The activity will be open to group rentals, such as birthday parties or company outings, on a reservation-only basis.
There also will be a league on Tuesdays beginning Oct. 18. It was not filled to capacity as of Sunday.
The event fit perfectly into the “Zombie Apocalypse Tour” that Chris Russell and his girlfriend, Kate Procter, have been undertaking this summer.
“We’ve already done fencing and archery,” said Russell, a chef from the North Center neighborhood.
“Maybe next we’ll go to nunchaku academy,” Procter joked.
Sinking an ax is not as easy as it sounds.
After learning the basics, Sandsha Andreyev’s goal was to land a double throw: One ax in each hand.
“Now I’ll have a decent answer for: ‘What’d you do this weekend?’ ” said Andreyev, 26, an attorney who lives in the Andersonville neighborhood.
Ax-heaving clientele thus far has been about evenly split between men and women, said manager Julian Rutkowski, 23, of Portage Park.
Rutkowski heard about the job opportunity while listening to the radio a few months ago.

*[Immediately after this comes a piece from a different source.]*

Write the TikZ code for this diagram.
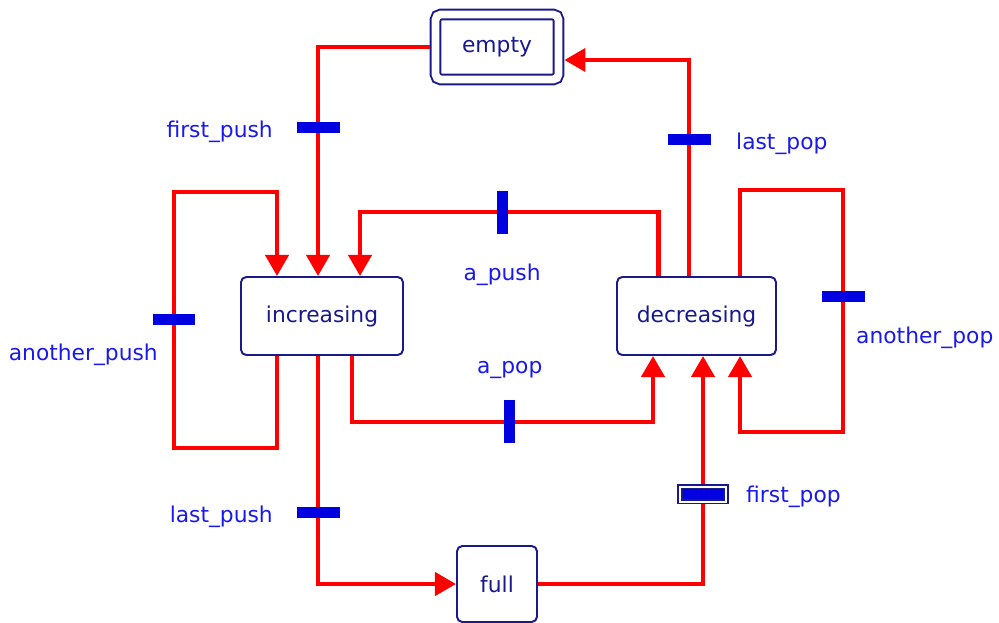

He formerly worked security at a rooftop lounge in Chicago and had never thrown an ax when he interviewed for the job.
But the company, which is headquartered in Canada, sent an ax guru to train employees now working at the Chicago ax range. It’s the company’s first outpost outside Canada.
“This would be a good place to bring a girl to see how someone handles something they’re not used to,” he said.
“You get to know a person better for sure when you throw some axes with them,” Rutkowski said.
Two ax-throwing policies that are good to know: No sandals and no alcohol.